What Good Looks Like
Organizations that are getting this right are treating AI direction as a learnable, coachable skill — and building structures to support it.
They're running calibration sessions where teams review AI outputs together — not just to catch errors, but to build shared judgment about quality. They're creating simple prompt libraries — not rigid scripts, but starting points that encode institutional knowledge about what works. They're asking team leads to coach on AI interactions the way they coach on call handling: Walk me through your thinking on this one.

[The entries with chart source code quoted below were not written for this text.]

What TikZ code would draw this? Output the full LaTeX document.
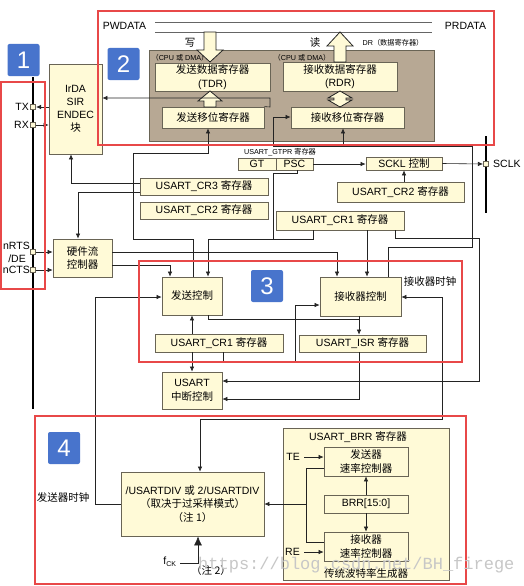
\documentclass[tikz,border=0pt]{standalone}
\usepackage{fontspec}
\setmainfont{Liberation Sans}
\newfontfamily\cjk{Noto Sans CJK SC}
\newfontfamily\wmfont{Liberation Mono}
\usetikzlibrary{arrows.meta}
\definecolor{boxfill}{RGB}{255,250,215}
\definecolor{boxline}{RGB}{105,100,85}
\definecolor{drfill}{RGB}{183,168,148}
\definecolor{redline}{RGB}{232,72,72}
\definecolor{badge}{RGB}{72,116,204}
\definecolor{wirec}{RGB}{35,35,35}
\tikzset{
  blk/.style={draw=boxline, fill=boxfill, line width=0.8pt, inner sep=0pt, align=center,
    font=\fontsize{10.5}{13.5}\selectfont},
  wire/.style={draw=wirec, line width=0.6pt},
  arr/.style={wire, -{Latex[length=5pt,width=4.5pt]}},
  arrtwo/.style={wire, {Latex[length=5pt,width=4.5pt]}-{Latex[length=5pt,width=4.5pt]}},
  redbox/.style={draw=redline, line width=2.4pt},
  badgebox/.style={fill=badge, rounded corners=2pt, text=white, minimum width=32pt, minimum height=32pt,
    inner sep=0pt, font=\fontsize{24}{24}\selectfont},
  pin/.style={draw=boxline, fill=boxfill, minimum size=5.5pt, inner sep=0pt, line width=0.6pt},
  lbl/.style={font=\fontsize{10.5}{12}\selectfont, inner sep=0pt},
  smalllbl/.style={font=\fontsize{7.2}{9}\selectfont, inner sep=0pt},
  hollow/.style={draw=wirec, fill=boxfill, line width=0.8pt, line join=miter},
  bus/.style={draw=black, line width=2pt},
}
\begin{document}
\begin{tikzpicture}[x=1pt,y=-1pt]
\useasboundingbox (0,0) rectangle (523,586);
\fill[white] (0,0) rectangle (523,586);

% ---------- top bus ----------
\node[lbl] (pwdata) at (124.5,26) {PWDATA};
\node[lbl] (prdata) at (465.5,26) {PRDATA};
\draw[wirec!70, line width=0.6pt] (155,22) -- (432,22);
\draw[wirec!70, line width=0.6pt] (155,32) -- (432,32);

% ---------- DR block ----------
\node[draw=boxline, fill=drfill, line width=0.8pt, minimum width=285pt, minimum height=91pt, inner sep=0pt] (dr) at (291.5,95.5) {};
\node[smalllbl] (cpuL) at (180,58) {{\cjk （}CPU {\cjk 或} DMA{\cjk ）}};
\node[smalllbl] (cpuR) at (302,58) {{\cjk （}CPU {\cjk 或} DMA{\cjk ）}};
\node[smalllbl] (drlbl) at (393,43) {DR{\cjk （数据寄存器）}};
\node[lbl] (wlbl) at (190,43) {\cjk 写};
\node[lbl] (rlbl) at (315,43) {\cjk 读};

\node[blk, minimum width=115pt, minimum height=28pt] (tdr) at (212.5,77) {{\cjk 发送数据寄存器}\\(TDR)};
\node[blk, minimum width=114pt, minimum height=29pt] (rdr) at (340,76.5) {{\cjk 接收数据寄存器}\\(RDR)};
\node[blk, minimum width=102pt, minimum height=21pt] (txs) at (213,117.5) {\cjk 发送移位寄存器};
\node[blk, minimum width=113pt, minimum height=21pt] (rxs) at (347.5,117.5) {\cjk 接收移位寄存器};

% hollow arrows
\draw[hollow] (204,32) -- (204,50) -- (197,50) -- (210,62) -- (223,50) -- (216,50) -- (216,32) -- cycle;
\draw[hollow] (204,107) -- (204,101) -- (198,101) -- (210,91) -- (222,101) -- (216,101) -- (216,107) -- cycle;
\draw[hollow] (334,62) -- (334,46) -- (327,46) -- (340,32) -- (353,46) -- (346,46) -- (346,62) -- cycle;
\draw[hollow] (340,91) -- (352,98) -- (346,98) -- (346,100) -- (352,100) -- (340,107) -- (328,100) -- (334,100) -- (334,98) -- (328,98) -- cycle;

% ---------- IrDA & pins ----------
\node[blk, minimum width=53pt, minimum height=90pt, font=\fontsize{10.5}{13}\selectfont] (irda) at (75.5,109) {IrDA\\SIR\\ENDEC\\{\cjk 块}};
\draw[bus] (33,77) -- (33,409);
\node[pin] (txpin) at (33,107) {};
\node[pin] (rxpin) at (33,125) {};
\node[pin] (rtspin) at (33,252) {};
\node[pin] (ctspin) at (33,270) {};
\node[lbl, anchor=east] (txl) at (29,107) {TX};
\node[lbl, anchor=east] (rxl) at (29,125) {RX};
\node[lbl, anchor=east] (rtsl) at (30,246) {nRTS};
\node[lbl, anchor=east] (del) at (26,259) {/DE};
\node[lbl, anchor=east] (ctsl) at (30,270) {nCTS};

\draw[arr] (txpin -| irda.west) -- (txpin.east);
\draw[arr] (rxpin.east) -- (rxpin -| irda.west);

% ---------- SCLK ----------
\draw[bus] (486,136) -- (486,213);
\node[pin] (sclkpin) at (486,164) {};
\node[lbl, anchor=west] (sclkl) at (493,164) {SCLK};

% ---------- registers middle ----------
\node[smalllbl] (gtprl) at (280,152) {USART\_GTPR {\cjk 寄存器}};
\node[blk, minimum width=38pt, minimum height=12pt] (gt) at (257,164) {GT};
\node[blk, minimum width=37pt, minimum height=12pt] (psc) at (294.5,164) {PSC};
\node[blk, minimum width=76pt, minimum height=13pt] (sckl) at (404,163.5) {SCKL {\cjk 控制}};
\node[blk, minimum width=127pt, minimum height=20pt] (cr2r) at (400.5,192) {USART\_CR2 {\cjk 寄存器}};
\node[blk, minimum width=128pt, minimum height=17pt] (cr3) at (204,186.5) {USART\_CR3 {\cjk 寄存器}};
\node[blk, minimum width=128pt, minimum height=17pt] (cr2l) at (204,210.5) {USART\_CR2 {\cjk 寄存器}};
\node[blk, minimum width=128pt, minimum height=19pt] (cr1u) at (340,220.5) {USART\_CR1 {\cjk 寄存器}};
\node[blk, minimum width=59pt, minimum height=38pt] (hw) at (82.5,258) {{\cjk 硬件流}\\{\cjk 控制器}};

% ---------- control ----------
\node[blk, minimum width=60pt, minimum height=38pt] (txc) at (192,296) {\cjk 发送控制};
\node[blk, minimum width=81pt, minimum height=39pt] (rxc) at (360.5,296.5) {\cjk 接收器控制};
\node[blk, minimum width=128pt, minimum height=18pt] (cr1l) at (219,343) {USART\_CR1 {\cjk 寄存器}};
\node[blk, minimum width=127pt, minimum height=17pt] (isr) at (362.5,343.5) {USART\_ISR {\cjk 寄存器}};
\node[blk, minimum width=60pt, minimum height=37pt] (intc) at (192,390.5) {USART\\{\cjk 中断控制}};
\node[lbl] (rxclk) at (430,282) {\cjk 接收器时钟};

% ---------- baud ----------
\node[blk, minimum width=143pt, minimum height=64pt] (div) at (192.5,504) {/USARTDIV {\cjk 或} 2/USARTDIV\\{\cjk （取决于过采样模式）}\\{\cjk （注 1）}};
\node[blk, minimum width=166pt, minimum height=152pt] (brr) at (366,504) {};
\node[lbl] (brrt) at (358,437) {USART\_BRR {\cjk 寄存器}};
\node[lbl] (brrb) at (366,574) {\cjk 传统波特率生成器};
\node[blk, minimum width=84pt, minimum height=29pt] (txr) at (366,461.5) {{\cjk 发送器}\\{\cjk 速率控制器}};
\node[blk, minimum width=84pt, minimum height=18pt] (brrf) at (366,504) {BRR[15:0]};
\node[blk, minimum width=84pt, minimum height=29pt] (rxr) at (366,546.5) {{\cjk 接收器}\\{\cjk 速率控制器}};
\node[lbl, anchor=east] (tel) at (300,457) {TE};
\node[lbl, anchor=east] (rel) at (300,552) {RE};
\node[lbl] (txclk) at (63,497) {\cjk 发送器时钟};
\node[lbl] (fck) at (170,562) {f\textsubscript{\fontsize{7}{7}\selectfont CK}};
\node[lbl] (note2) at (211,571) {\cjk （注 2）};

% ---------- wires ----------
\draw[arr] (txs.north east) -- (270,107) -- (270,98) -- (irda.east |- 0,98);
\draw[arr] (rxc.north -| 388,0) -- (388,247) -- (472,247) -- (472,146) -- (343,146) -- (rxs.south -| 343,0);
\draw[arr] (343,146) -- (273,146) -- (273,117) -- (rxs.west |- 0,117);

\draw[arr] (txc.north -| 193,0) -- (193,239) -- (133,239) -- (133,153) -- (208,153) -- (txs.south -| 208,0);
\draw[arr] (psc.south -| 297,0) -- (297,173) -- (273,173) -- (273,239) -- (208,239) -- (txc.north -| 208,0);
\draw[wire] (cr1u.south -| 313,0) -- (313,239) -- (273,239);
\draw[arr] (cr1u.south -| 367,0) -- (rxc.north -| 367,0);
\draw[arr] (cr1u.south -| 395,0) -- (395,238) -- (479,238) -- (479,381) -- (intc.east |- 0,381);
\draw[arr] (hw.east |- 0,252) -- (337,252) -- (rxc.north -| 337,0);
\draw[arr] (hw.east |- 0,265) -- (170,265) -- (txc.north -| 170,0);
\draw[arr] (cr3.west |- 0,183) -- (71,183) -- (irda.south -| 71,0);
\draw[arr] (cr3.west |- 0,192) -- (78,192) -- (hw.north -| 78,0);
\draw[arr] (rtspin.east) -- (rtspin -| hw.west);
\draw[arr] (ctspin.east) -- (ctspin -| hw.west);
\draw[arr] (psc.east) -- (sckl.west |- psc.east);
\draw[arr] (sckl.east) -- (sclkpin.west);
\draw[arr] (cr2r.north -| sckl.south) -- (sckl.south);

\draw[arr] (div.west) -- (95,504) -- (95,297) -- (txc.west |- 0,297);
\draw[arr] (cr1l.north -| txc.south) -- (txc.south);
\draw[arr] (cr1l.south -| intc.north) -- (intc.north);
\draw[arr] (cr1l.south -| 223,0) -- (223,362) -- (295,362) -- (295,305) -- (rxc.west |- 0,305);
\draw[wire] (txc.south -| 208,0) -- (208,319) -- (359,319);
\draw[arr] (rxc.south -| 359,0) -- (isr.north -| 359,0);
\draw[arr] (isr.south -| 359,0) -- (359,399) -- (intc.east |- 0,399);
\draw[arrtwo] (div.north -| 200,0) -- (200,419) -- (442,419) -- (442,297) -- (rxc.east |- 0,297);

\draw[wire] (txr.west |- 0,468) -- (306,468) -- (306,542) -- (rxr.west |- 0,542);
\draw[arr] (306,504) -- (div.east);
\draw[arr] ([xshift=4pt]tel.east) -- (txr.west |- tel.east);
\draw[arr] ([xshift=4pt]rel.east) -- (rxr.west |- rel.east);
\draw[arr] (brrf.north) -- (txr.south);
\draw[arr] (brrf.south) -- (rxr.north);
\draw[wire, -{Latex[length=9pt,width=8pt]}] (180,563) -- (198,563) -- (div.south -| 198,0);

% ---------- red frames & badges ----------
\draw[redbox] (1,82) rectangle (45,289);
\draw[redbox] (98,11) rectangle (494,145);
\draw[redbox] (139,261) rectangle (462,362);
\draw[redbox] (35,416) rectangle (466,584);
\node[badgebox] (b1) at (23.5,60) {1};
\node[badgebox] (b2) at (123.5,64) {2};
\node[badgebox] (b3) at (267,286) {3};
\node[badgebox] (b4) at (64,448) {4};

% watermark
\node[anchor=west, inner sep=0pt, text=black!22, font=\wmfont\fontsize{17}{17}\selectfont] (wm) at (198,565) {https://blog.csdn.net/BH\_firege};
\end{tikzpicture}
\end{document}
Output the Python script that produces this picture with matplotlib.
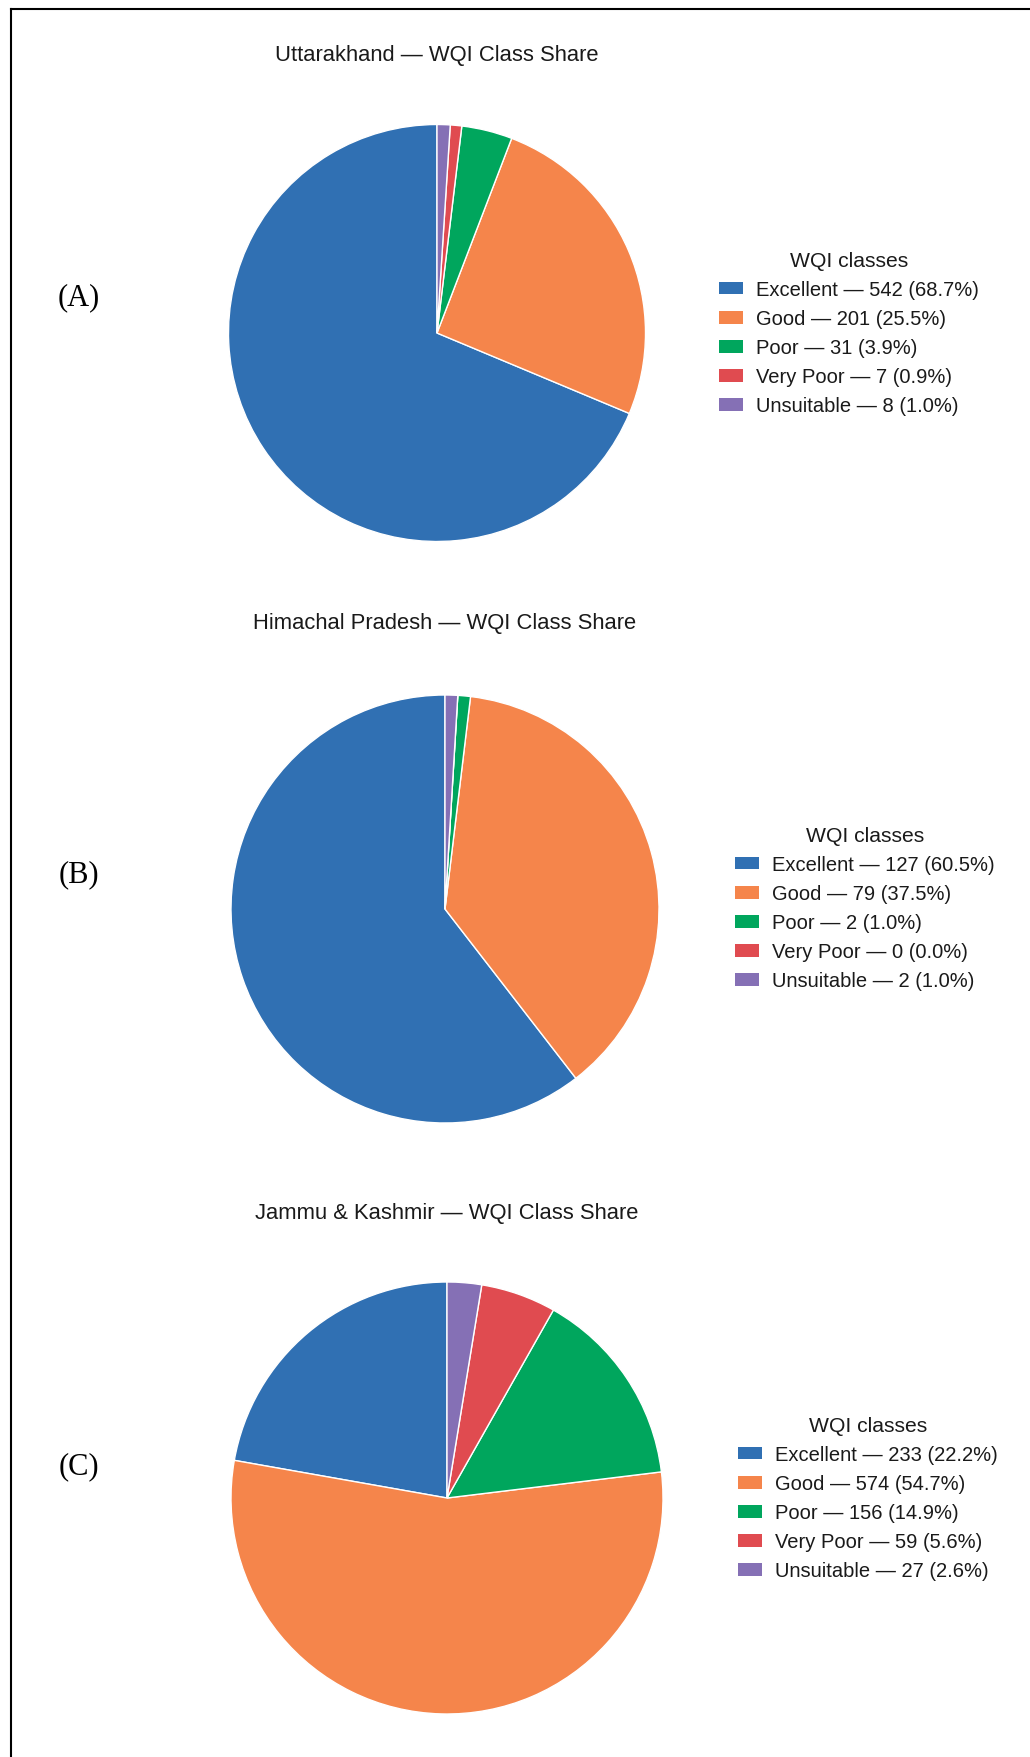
"""Pie charts of the WQI class share for three Himalayan states."""

from matplotlib import pyplot
from matplotlib.lines import Line2D
from matplotlib.patches import Patch

classes = ['Excellent', 'Good', 'Poor', 'Very Poor', 'Unsuitable']
colors = ['#3070b3', '#f5854b', '#00a65d', '#e04b50', '#8570b5']

states = ['Uttarakhand', 'Himachal Pradesh', 'Jammu & Kashmir']
panel_labels = ['(A)', '(B)', '(C)']
counts_uk = [542, 201, 31, 7, 8]
counts_hp = [127, 79, 2, 0, 2]
counts_jk = [233, 574, 156, 59, 27]
all_counts = [counts_uk, counts_hp, counts_jk]
# shares as printed in the legends
pct_uk = [68.7, 25.5, 3.9, 0.9, 1.0]
pct_hp = [60.5, 37.5, 1.0, 0.0, 1.0]
pct_jk = [22.2, 54.7, 14.9, 5.6, 2.6]
all_pct = [pct_uk, pct_hp, pct_jk]

W, H = 1030, 1758
# pixel layout: pie center x, y, radius; title y; legend top-left; panel label y
pies = [(437, 334, 208.5), (445, 910, 214), (447, 1499, 216)]
title_y = [55, 624, 1213]
legend_xy = [(709, 242), (725, 817), (728, 1407)]
label_y = [298, 875, 1467]

pyplot.rcParams['font.family'] = ['Liberation Sans', 'DejaVu Sans']
fig = pyplot.figure(figsize=(W / 100, H / 100), dpi=100)

for i in range(3):
    xc, yc, R = pies[i]
    ax = fig.add_axes([(xc - R) / W, (H - yc - R) / H, 2 * R / W, 2 * R / H])
    counts = all_counts[i]
    ax.pie(counts, colors=colors, startangle=90, counterclock=True,
           wedgeprops=dict(edgecolor='white', linewidth=1.0))
    ax.set_xlim(-1.0, 1.0)
    ax.set_ylim(-1.0, 1.0)
    ax.set_aspect('equal')

    fig.text(xc / W, 1 - title_y[i] / H, f'{states[i]} \u2014 WQI Class Share',
             ha='center', va='center', fontsize=15.85, color='#1a1a1a')

    handles = [Patch(facecolor=c, edgecolor='none') for c in colors]
    labels = [f'{name} \u2014 {n} ({p:.1f}%)'
              for name, n, p in zip(classes, counts, all_pct[i])]
    lx, ly = legend_xy[i]
    leg = fig.legend(handles, labels, loc='upper left',
                     bbox_to_anchor=(lx / W, 1 - ly / H), frameon=False,
                     title='WQI classes', fontsize=14.5, title_fontsize=15.2,
                     borderpad=0, handlelength=1.19, handleheight=0.6,
                     handletextpad=0.65, labelspacing=0.5)
    for t in leg.get_texts():
        t.set_color('#1a1a1a')
    leg.get_title().set_color('#1a1a1a')

    fig.text(78.5 / W, 1 - label_y[i] / H, panel_labels[i], ha='center',
             va='center', fontsize=22, family='Liberation Serif')

# border at the top and left edge
fig.add_artist(Line2D([11 / W, 1.0], [1 - 10 / H, 1 - 10 / H],
                      transform=fig.transFigure, color='black', linewidth=1.5))
fig.add_artist(Line2D([11 / W, 11 / W], [0.0, 1 - 10 / H],
                      transform=fig.transFigure, color='black', linewidth=1.5))

fig.savefig('out.png', dpi=100)
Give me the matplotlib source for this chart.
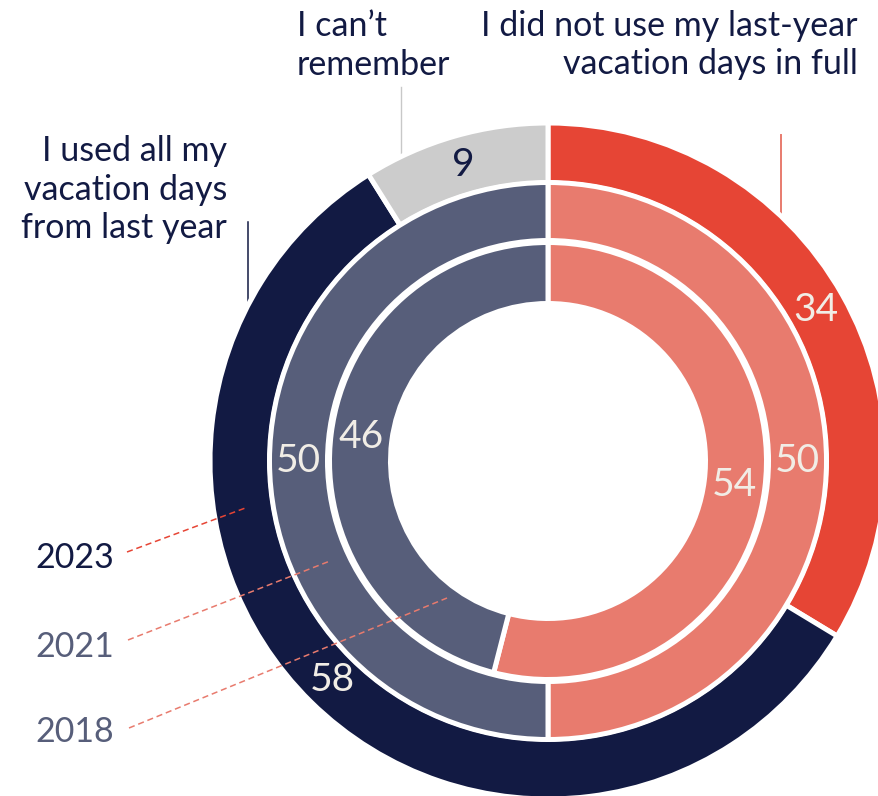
import numpy as np
import matplotlib
matplotlib.use('Agg')
from matplotlib import pyplot as plt

plt.rcParams['font.family'] = ['Lato', 'DejaVu Sans']

# answers, clockwise from the top
categories = ['I did not use my last-year\nvacation days in full',
              'I used all my\nvacation days\nfrom last year',
              'I can\u2019t\nremember']
years = ['2023', '2021', '2018']
values_2023 = [34, 58, 9]
values_2021 = [50, 50]
values_2018 = [54, 46]

red = '#E64535'
salmon = '#E87B6E'
navy = '#121A43'
slate = '#575E7A'
grey = '#CCCCCC'
offwhite = '#F1EDE6'

W, H = 879, 796
fig = plt.figure(figsize=(W / 100, H / 100), dpi=100)
ax = fig.add_axes([0, 0, 1, 1])

cx, cy = 548, H - 461
# (values, colours, outer radius, width, label colours)
rings = [
    (values_2023, [red, navy, grey], 338, 60, [offwhite, offwhite, navy]),
    (values_2021, [salmon, slate], 278.5, 58, [offwhite, offwhite]),
    (values_2018, [salmon, slate], 218.5, 61, [offwhite, offwhite]),
]

for vals, cols, r, w, tcols in rings:
    ax.pie(vals, colors=cols, radius=r, center=(cx, cy), startangle=90,
           counterclock=False,
           wedgeprops=dict(width=w, edgecolor='white', linewidth=3.6), frame=True)
    vals = np.array(vals, dtype=float)
    frac = (np.cumsum(vals) - vals / 2) / vals.sum()
    ang = np.deg2rad(90 - 360 * frac)
    rm = r - w / 2
    for v, a, tc in zip(vals, ang, tcols):
        ax.text(cx + rm * np.cos(a), cy + rm * np.sin(a), '%d' % v,
                ha='center', va='center', fontsize=28, color=tc, zorder=5)

ax.set_xlim(0, W)
ax.set_ylim(0, H)
ax.set_aspect('equal')
ax.axis('off')

fs = 24.5
# category labels (anchored at the last line's baseline) with leader lines
ax.text(858, H - 74, categories[0], ha='right', va='baseline', multialignment='right',
        fontsize=fs, color=navy, linespacing=1.25)
ax.plot([781, 781], [H - 135, H - 240], color=salmon, lw=1.4, zorder=0)

ax.text(227, H - 238, categories[1], ha='right', va='baseline', multialignment='right',
        fontsize=fs, color=navy, linespacing=1.25)
ax.plot([248, 248], [H - 222, H - 330], color=navy, lw=1.1, zorder=0)

ax.text(297, H - 75, categories[2], ha='left', va='baseline', multialignment='left',
        fontsize=fs, color=navy, linespacing=1.25)
ax.plot([401, 401], [H - 87, H - 180], color='#C8C8C8', lw=1.0, zorder=0)

# year labels with dashed pointers into each ring
year_cols = [navy, slate, slate]
dash_cols = [red, salmon, salmon]
year_y = [568, 657, 742]
starts = [(127, 552), (128, 640), (129, 728)]
ends = [(248, 507), (330, 561), (447, 598)]
for yr, yc, dc, yy, s, e in zip(years, year_cols, dash_cols, year_y, starts, ends):
    ax.text(35, H - yy, yr, ha='left', va='baseline', fontsize=fs, color=yc)
    ax.plot([s[0], e[0]], [H - s[1], H - e[1]], color=dc, lw=1.1,
            dashes=(4, 2.5), zorder=6)

fig.savefig('out.png', dpi=100)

They're also being honest about the fact that managing AI is a skill that takes time to develop. They're not measuring adoption by login rates or feature usage. They're asking harder questions: Are our people getting better at this? Are they more confident than they were six months ago? Do they know when to trust the AI and when to override it?
These questions are uncomfortable because they are slow to answer. But they are the right questions.
A New Definition of Readiness
As AI agents become more capable — handling more complex tasks, operating with greater autonomy, taking actions on behalf of customers with less human review — the stakes of this gap get higher.
An agent who doesn't know how to direct a simple AI assistant today is not going to suddenly know how to oversee an autonomous AI agent tomorrow. The skills compound. And so do the gaps, if we don't address them.
AI readiness is not a technical threshold. It's not about having the right infrastructure or the right integrations or the right governance policies — though all of those matter. It's about whether the people doing the work have the judgment, the language, and the support to direct AI well.
We have given everyone a direct report they didn't ask for. The least we can do is help them become the manager that direct report deserves.